Gjøa was developed and started up by Statoil in 2010, at which point GDF Suez took over. Gjøa was discovered in 1989, 45km offshore Norway, and developed using a semisubmersible production platform and five subsea templates, with power from shore.

Ola Elvstuen, chairman, Energi og miljokomiteen. 

“It was the first floating platform with power from shore,” Hilde Adland, head of operations, GDF Suez E&P Norge told delegates at ONS 2014. “(Power from shore at) Gjøa has resulted in reducing emissions and a better working environment, with regularity and reduced maintenance.”

The power comes from Mongstadt via a subsea cable, including 98.5km of static cable and 1.5km of dynamic cable up to the floater. “Due to the distance from Gjøa to Mongstadt we were able to use AC. If it was longer, then the requirement would have been DC and things would have looked quite different. We would have needed transformers from DC to AC at Gjøa.”

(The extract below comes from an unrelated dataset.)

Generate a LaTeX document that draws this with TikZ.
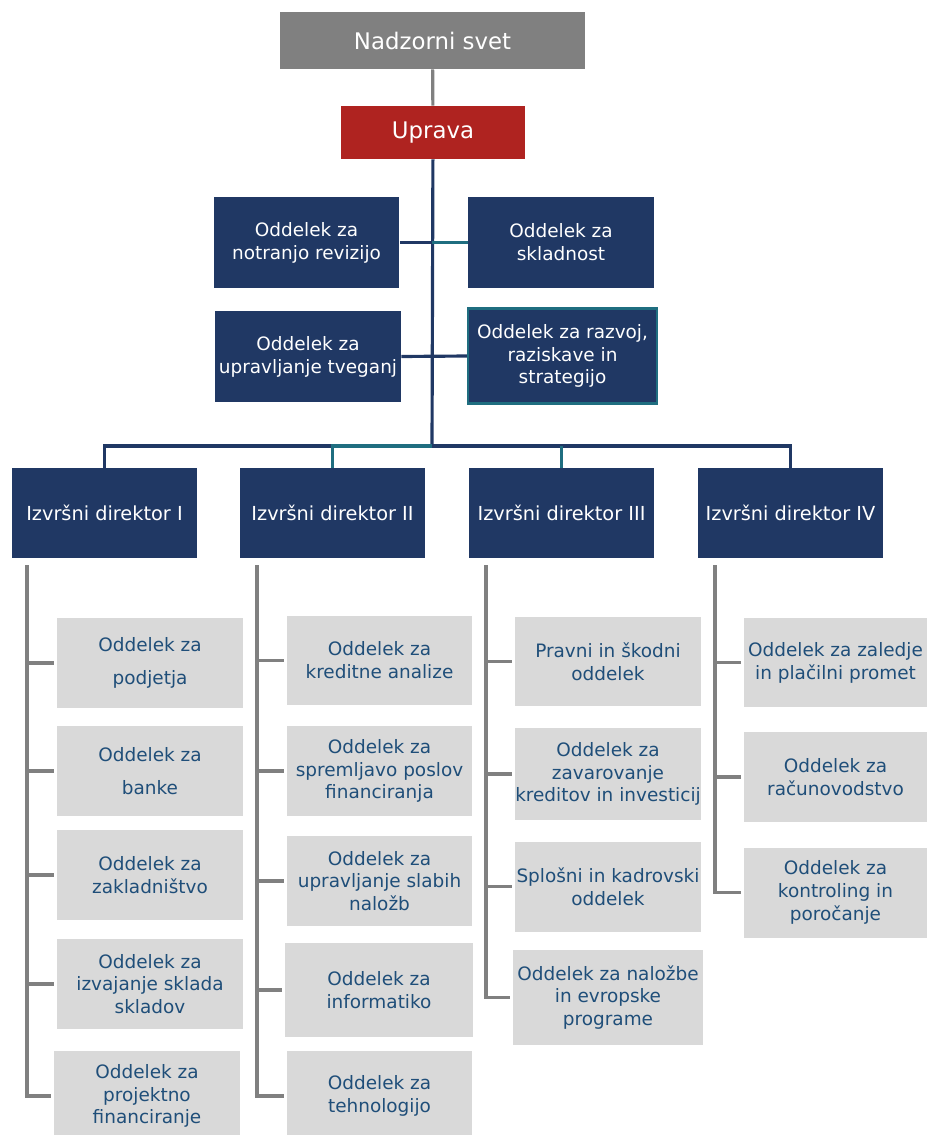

“The project meant the development of dynamic cables, by Statoil, during the project phase. Without power from shore, Gjøa would have needed four N2520 gas turbines. It still needs one, for gas export, but waste heat recovery is used on this unit.

“When we started it, there was uncertainty about how much downtime there would be due to power from shore. Nearly four years in and operationally, we have had a very good experience with reliability. We have had two shutdowns due to power from shore. The first one we were warned up front about. This was for testing at Mongstadt. The other was due to thunder and lightning onshore and we were able to have an immediate re-start.

The project had planned for 30-40MW power. “After start-up we realized we would be able to produce up to 65MW giving us future capacity,” Adland says. “The biggest risk is if we have failure on the power cable. That could give a relatively long shut down.”